Liability

Who pays when a robot injures someone?

2 min readMati Melchior
Who pays when a robot injures someone?

Four entities sit in the liability chain when a robot injures someone. The AI vendor who built the model. The OEM who built the machine. The integrator who installed it. The operator who used it. Each has a different relationship to the harm — and each has been tested in court.

The reason this matters now is that Physical AI blurs boundaries that traditional product liability assumed were clear. In a conventional machine, the manufacturer designed the behaviour and the operator followed procedures. Fault was binary: either the machine was defective or the operator was negligent.

With AI-controlled machines, the picture fractures. The AI vendor provided a model that was trained on data they selected, with objectives they defined. The OEM integrated that model into a physical system with actuators that can exert real force on real bodies.
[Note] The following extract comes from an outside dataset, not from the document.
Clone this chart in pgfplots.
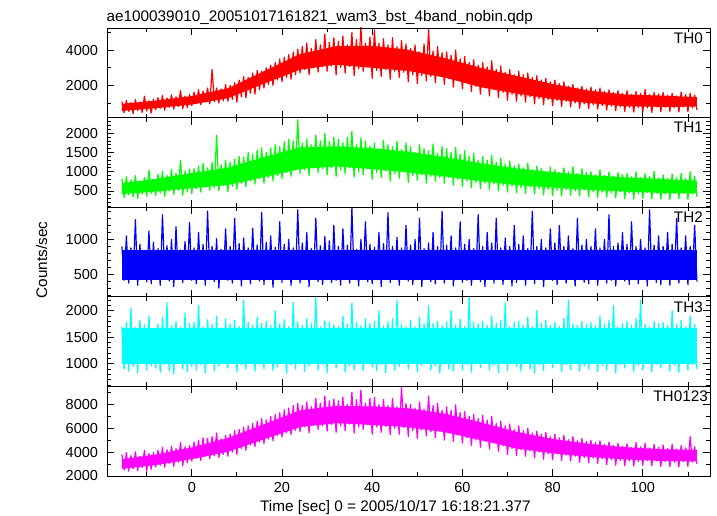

The integrator configured the safety parameters at the deployment site. The operator followed — or didn't follow — the procedures written for a system whose behaviour might change with each software update.

Each of these relationships creates a distinct liability arrow. And each arrow has been tested. Tesla faces lawsuits as both AI vendor and OEM for Autopilot-related crashes. Industrial robot manufacturers in South Korea and the US have faced product liability claims after fatal workplace incidents. Integrators have been held liable when commissioning errors led to injuries. And operators — or their employers — bear responsibility when lockout/tagout procedures are violated.

The question compliance teams, insurers, and founders should be asking is not "will we be liable?" but "which arrow points at us — and can we prove where our responsibility ends?" That's where a hardware-enforced safety boundary becomes more than a safety mechanism. It becomes a legal boundary: an auditable, independent layer that records whether the physical outcome was permitted or blocked, regardless of what the AI decided.

The liability chain in Physical AI is not hypothetical. It's being drawn right now, case by case, courtroom by courtroom. The companies that map their own chain before an incident happens will be in a fundamentally different position than those who discover it after.